_Exercise_
Leaving out the pictures, retype all the material exactly.

*** Data

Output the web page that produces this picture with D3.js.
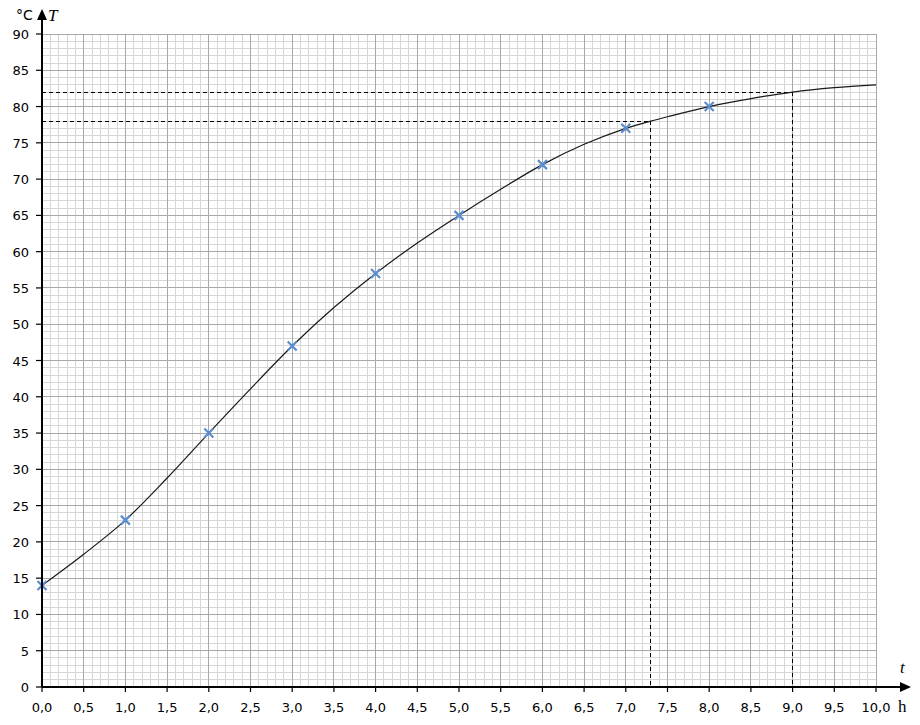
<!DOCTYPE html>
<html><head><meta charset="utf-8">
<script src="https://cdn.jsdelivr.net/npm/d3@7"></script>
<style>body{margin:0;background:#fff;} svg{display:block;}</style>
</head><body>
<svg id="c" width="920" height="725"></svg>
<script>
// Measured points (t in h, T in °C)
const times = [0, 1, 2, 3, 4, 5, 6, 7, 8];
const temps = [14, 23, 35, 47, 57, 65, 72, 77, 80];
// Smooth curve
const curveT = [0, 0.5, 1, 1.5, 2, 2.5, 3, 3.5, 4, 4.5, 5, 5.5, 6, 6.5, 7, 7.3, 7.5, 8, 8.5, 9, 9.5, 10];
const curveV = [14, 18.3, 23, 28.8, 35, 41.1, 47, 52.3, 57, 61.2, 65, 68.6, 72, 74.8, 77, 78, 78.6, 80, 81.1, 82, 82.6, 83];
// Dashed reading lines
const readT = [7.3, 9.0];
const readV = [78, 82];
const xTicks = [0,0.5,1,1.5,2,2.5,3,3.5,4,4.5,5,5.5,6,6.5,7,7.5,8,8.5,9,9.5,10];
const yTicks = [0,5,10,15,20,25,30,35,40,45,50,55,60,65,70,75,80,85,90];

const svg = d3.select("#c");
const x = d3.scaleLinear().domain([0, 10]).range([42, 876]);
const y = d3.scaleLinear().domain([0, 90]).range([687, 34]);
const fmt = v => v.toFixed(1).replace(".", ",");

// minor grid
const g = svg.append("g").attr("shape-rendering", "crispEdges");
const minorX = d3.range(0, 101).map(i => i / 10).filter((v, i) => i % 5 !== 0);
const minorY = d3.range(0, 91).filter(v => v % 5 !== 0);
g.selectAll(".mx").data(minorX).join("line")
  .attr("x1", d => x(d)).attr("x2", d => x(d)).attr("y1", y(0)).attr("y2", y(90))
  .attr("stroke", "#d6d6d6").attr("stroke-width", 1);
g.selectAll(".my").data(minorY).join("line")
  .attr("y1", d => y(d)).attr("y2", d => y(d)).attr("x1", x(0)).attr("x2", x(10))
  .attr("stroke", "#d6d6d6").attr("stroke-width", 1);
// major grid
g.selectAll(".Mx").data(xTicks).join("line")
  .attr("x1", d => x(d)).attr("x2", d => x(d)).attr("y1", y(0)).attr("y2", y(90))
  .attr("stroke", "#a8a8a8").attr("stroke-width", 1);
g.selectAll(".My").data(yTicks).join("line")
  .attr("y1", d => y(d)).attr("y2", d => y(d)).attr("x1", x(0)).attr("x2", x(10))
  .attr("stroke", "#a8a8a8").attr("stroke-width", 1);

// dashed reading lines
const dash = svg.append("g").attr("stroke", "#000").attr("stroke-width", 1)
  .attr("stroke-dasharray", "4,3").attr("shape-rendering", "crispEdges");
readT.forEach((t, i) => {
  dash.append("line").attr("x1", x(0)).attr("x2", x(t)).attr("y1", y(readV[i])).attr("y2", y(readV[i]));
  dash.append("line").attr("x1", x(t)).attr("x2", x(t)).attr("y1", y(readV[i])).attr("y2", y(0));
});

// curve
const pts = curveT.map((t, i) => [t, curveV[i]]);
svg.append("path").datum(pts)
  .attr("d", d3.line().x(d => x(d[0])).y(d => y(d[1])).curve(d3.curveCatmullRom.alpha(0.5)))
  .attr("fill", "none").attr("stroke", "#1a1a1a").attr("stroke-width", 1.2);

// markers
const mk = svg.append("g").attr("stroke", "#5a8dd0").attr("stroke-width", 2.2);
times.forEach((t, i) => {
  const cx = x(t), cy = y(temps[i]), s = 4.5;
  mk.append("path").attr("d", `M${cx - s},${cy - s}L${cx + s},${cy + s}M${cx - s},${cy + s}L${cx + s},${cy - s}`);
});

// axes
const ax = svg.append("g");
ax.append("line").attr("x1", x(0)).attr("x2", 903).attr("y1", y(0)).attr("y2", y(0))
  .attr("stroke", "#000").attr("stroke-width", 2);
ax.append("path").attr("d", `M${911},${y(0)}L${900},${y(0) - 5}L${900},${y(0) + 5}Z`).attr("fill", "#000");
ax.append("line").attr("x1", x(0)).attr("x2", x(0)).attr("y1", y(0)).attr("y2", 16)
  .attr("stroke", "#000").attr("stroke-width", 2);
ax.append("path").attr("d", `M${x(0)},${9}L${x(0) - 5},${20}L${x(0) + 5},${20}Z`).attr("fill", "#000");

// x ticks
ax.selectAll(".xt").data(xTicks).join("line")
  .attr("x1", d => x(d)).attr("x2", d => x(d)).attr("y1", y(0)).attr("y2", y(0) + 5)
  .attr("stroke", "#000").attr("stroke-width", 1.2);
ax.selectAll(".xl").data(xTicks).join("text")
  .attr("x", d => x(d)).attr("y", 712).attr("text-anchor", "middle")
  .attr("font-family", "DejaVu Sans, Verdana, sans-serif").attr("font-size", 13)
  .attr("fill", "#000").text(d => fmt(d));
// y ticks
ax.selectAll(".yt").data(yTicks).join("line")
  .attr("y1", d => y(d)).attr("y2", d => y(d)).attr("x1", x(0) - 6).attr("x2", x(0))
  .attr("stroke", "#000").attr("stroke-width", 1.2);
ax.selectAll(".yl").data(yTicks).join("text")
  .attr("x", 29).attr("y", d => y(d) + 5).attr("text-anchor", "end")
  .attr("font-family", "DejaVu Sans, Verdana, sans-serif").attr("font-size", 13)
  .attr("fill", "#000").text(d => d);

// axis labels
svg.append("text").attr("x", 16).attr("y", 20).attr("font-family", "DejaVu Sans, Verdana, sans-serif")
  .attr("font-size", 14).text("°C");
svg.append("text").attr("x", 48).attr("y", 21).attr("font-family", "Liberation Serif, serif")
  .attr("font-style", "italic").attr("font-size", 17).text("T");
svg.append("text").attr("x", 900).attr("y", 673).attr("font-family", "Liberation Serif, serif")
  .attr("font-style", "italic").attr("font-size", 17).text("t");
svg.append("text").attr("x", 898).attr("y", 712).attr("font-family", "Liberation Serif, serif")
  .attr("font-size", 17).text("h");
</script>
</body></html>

******

_Final result_
Output the web page that produces this picture with D3.js.
<!DOCTYPE html>
<html><head><meta charset="utf-8">
<script src="https://cdn.jsdelivr.net/npm/d3@7"></script>
<style>body{margin:0;background:#fff;} svg{display:block;}</style>
</head><body>
<svg id="c" width="920" height="725"></svg>
<script>
// Measured points (t in h, T in °C)
const times = [0, 1, 2, 3, 4, 5, 6, 7, 8];
const temps = [14, 23, 35, 47, 57, 65, 72, 77, 80];
// Smooth curve
const curveT = [0, 0.5, 1, 1.5, 2, 2.5, 3, 3.5, 4, 4.5, 5, 5.5, 6, 6.5, 7, 7.3, 7.5, 8, 8.5, 9, 9.5, 10];
const curveV = [14, 18.3, 23, 28.8, 35, 41.1, 47, 52.3, 57, 61.2, 65, 68.6, 72, 74.8, 77, 78, 78.6, 80, 81.1, 82, 82.6, 83];
// Dashed reading lines
const readT = [7.3, 9.0];
const readV = [78, 82];
const xTicks = [0,0.5,1,1.5,2,2.5,3,3.5,4,4.5,5,5.5,6,6.5,7,7.5,8,8.5,9,9.5,10];
const yTicks = [0,5,10,15,20,25,30,35,40,45,50,55,60,65,70,75,80,85,90];

const svg = d3.select("#c");
const x = d3.scaleLinear().domain([0, 10]).range([42, 876]);
const y = d3.scaleLinear().domain([0, 90]).range([687, 34]);
const fmt = v => v.toFixed(1).replace(".", ",");

// minor grid
const g = svg.append("g").attr("shape-rendering", "crispEdges");
const minorX = d3.range(0, 101).map(i => i / 10).filter((v, i) => i % 5 !== 0);
const minorY = d3.range(0, 91).filter(v => v % 5 !== 0);
g.selectAll(".mx").data(minorX).join("line")
  .attr("x1", d => x(d)).attr("x2", d => x(d)).attr("y1", y(0)).attr("y2", y(90))
  .attr("stroke", "#d6d6d6").attr("stroke-width", 1);
g.selectAll(".my").data(minorY).join("line")
  .attr("y1", d => y(d)).attr("y2", d => y(d)).attr("x1", x(0)).attr("x2", x(10))
  .attr("stroke", "#d6d6d6").attr("stroke-width", 1);
// major grid
g.selectAll(".Mx").data(xTicks).join("line")
  .attr("x1", d => x(d)).attr("x2", d => x(d)).attr("y1", y(0)).attr("y2", y(90))
  .attr("stroke", "#a8a8a8").attr("stroke-width", 1);
g.selectAll(".My").data(yTicks).join("line")
  .attr("y1", d => y(d)).attr("y2", d => y(d)).attr("x1", x(0)).attr("x2", x(10))
  .attr("stroke", "#a8a8a8").attr("stroke-width", 1);

// dashed reading lines
const dash = svg.append("g").attr("stroke", "#000").attr("stroke-width", 1)
  .attr("stroke-dasharray", "4,3").attr("shape-rendering", "crispEdges");
readT.forEach((t, i) => {
  dash.append("line").attr("x1", x(0)).attr("x2", x(t)).attr("y1", y(readV[i])).attr("y2", y(readV[i]));
  dash.append("line").attr("x1", x(t)).attr("x2", x(t)).attr("y1", y(readV[i])).attr("y2", y(0));
});

// curve
const pts = curveT.map((t, i) => [t, curveV[i]]);
svg.append("path").datum(pts)
  .attr("d", d3.line().x(d => x(d[0])).y(d => y(d[1])).curve(d3.curveCatmullRom.alpha(0.5)))
  .attr("fill", "none").attr("stroke", "#1a1a1a").attr("stroke-width", 1.2);

// markers
const mk = svg.append("g").attr("stroke", "#5a8dd0").attr("stroke-width", 2.2);
times.forEach((t, i) => {
  const cx = x(t), cy = y(temps[i]), s = 4.5;
  mk.append("path").attr("d", `M${cx - s},${cy - s}L${cx + s},${cy + s}M${cx - s},${cy + s}L${cx + s},${cy - s}`);
});

// axes
const ax = svg.append("g");
ax.append("line").attr("x1", x(0)).attr("x2", 903).attr("y1", y(0)).attr("y2", y(0))
  .attr("stroke", "#000").attr("stroke-width", 2);
ax.append("path").attr("d", `M${911},${y(0)}L${900},${y(0) - 5}L${900},${y(0) + 5}Z`).attr("fill", "#000");
ax.append("line").attr("x1", x(0)).attr("x2", x(0)).attr("y1", y(0)).attr("y2", 16)
  .attr("stroke", "#000").attr("stroke-width", 2);
ax.append("path").attr("d", `M${x(0)},${9}L${x(0) - 5},${20}L${x(0) + 5},${20}Z`).attr("fill", "#000");

// x ticks
ax.selectAll(".xt").data(xTicks).join("line")
  .attr("x1", d => x(d)).attr("x2", d => x(d)).attr("y1", y(0)).attr("y2", y(0) + 5)
  .attr("stroke", "#000").attr("stroke-width", 1.2);
ax.selectAll(".xl").data(xTicks).join("text")
  .attr("x", d => x(d)).attr("y", 712).attr("text-anchor", "middle")
  .attr("font-family", "DejaVu Sans, Verdana, sans-serif").attr("font-size", 13)
  .attr("fill", "#000").text(d => fmt(d));
// y ticks
ax.selectAll(".yt").data(yTicks).join("line")
  .attr("y1", d => y(d)).attr("y2", d => y(d)).attr("x1", x(0) - 6).attr("x2", x(0))
  .attr("stroke", "#000").attr("stroke-width", 1.2);
ax.selectAll(".yl").data(yTicks).join("text")
  .attr("x", 29).attr("y", d => y(d) + 5).attr("text-anchor", "end")
  .attr("font-family", "DejaVu Sans, Verdana, sans-serif").attr("font-size", 13)
  .attr("fill", "#000").text(d => d);

// axis labels
svg.append("text").attr("x", 16).attr("y", 20).attr("font-family", "DejaVu Sans, Verdana, sans-serif")
  .attr("font-size", 14).text("°C");
svg.append("text").attr("x", 48).attr("y", 21).attr("font-family", "Liberation Serif, serif")
  .attr("font-style", "italic").attr("font-size", 17).text("T");
svg.append("text").attr("x", 900).attr("y", 673).attr("font-family", "Liberation Serif, serif")
  .attr("font-style", "italic").attr("font-size", 17).text("t");
svg.append("text").attr("x", 898).attr("y", 712).attr("font-family", "Liberation Serif, serif")
  .attr("font-size", 17).text("h");
</script>
</body></html>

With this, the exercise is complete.